I'm using the mongo-hadoop adapter to run map/reduce jobs. everything is fine except the launch time and the time taken by the job. Even when the dataset is very small, the map time is 13 seconds and reduce time is 12 seconds. In fact I have changed settings in mapred-site.xml and core-site.xml. but the time taken for map/reduce seems to be constant. is there any way i can reduce it.
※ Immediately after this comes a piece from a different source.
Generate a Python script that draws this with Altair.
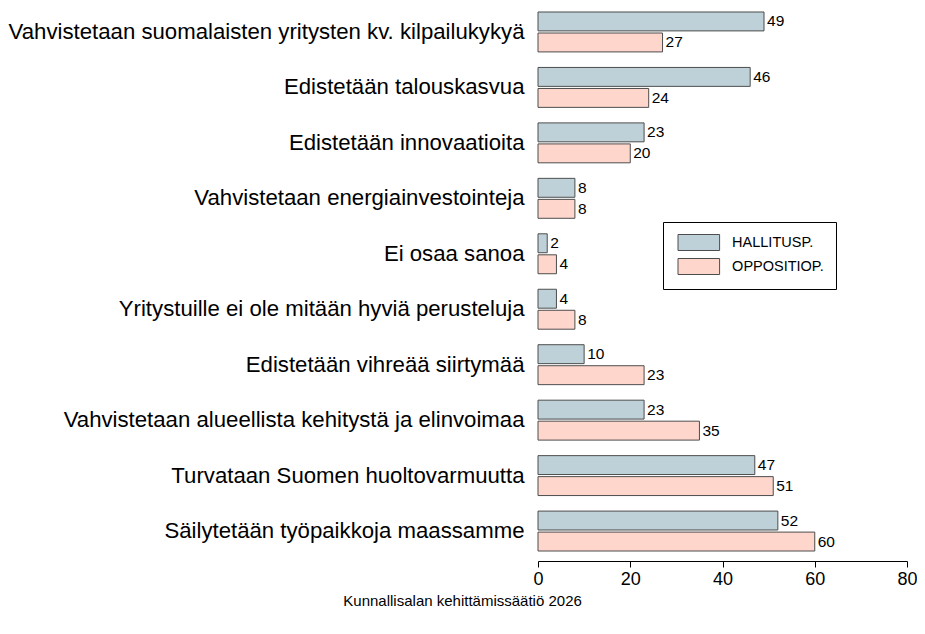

I also explored the optimized hadoop distribution from hanborq. they use a worker pool for faster job launch/setup. is there any equivalent available elsewhere as the hanborq distribution is not very active. it was updated 4 months ago and is built on an older version of hadoop.
some of my settings are as follows: mapred-site.xml:
<property>
<name>mapred.child.java.opts</name>
<value>-Xms1g</value>
</property>
<property>
<name>mapred.sort.avoidance</name>
<value>true</value>
</property>
<property>
<name>mapred.job.reuse.jvm.num.tasks</name>
<value>-1</value>
</property>
<property>
<name>mapreduce.tasktracker.outofband.heartbeat</name>
<value>true</value>
</property>
<property>
<name>mapred.compress.map.output</name>
<value>false</value>
</property>
core-site.xml:
<property>
<name>io.sort.mb</name>
<value>300</value>
</property>
<property>
<name>io.sort.factor</name>
<value>100</value>
</property>
Any help would be greatly appreciated. thanks in advance.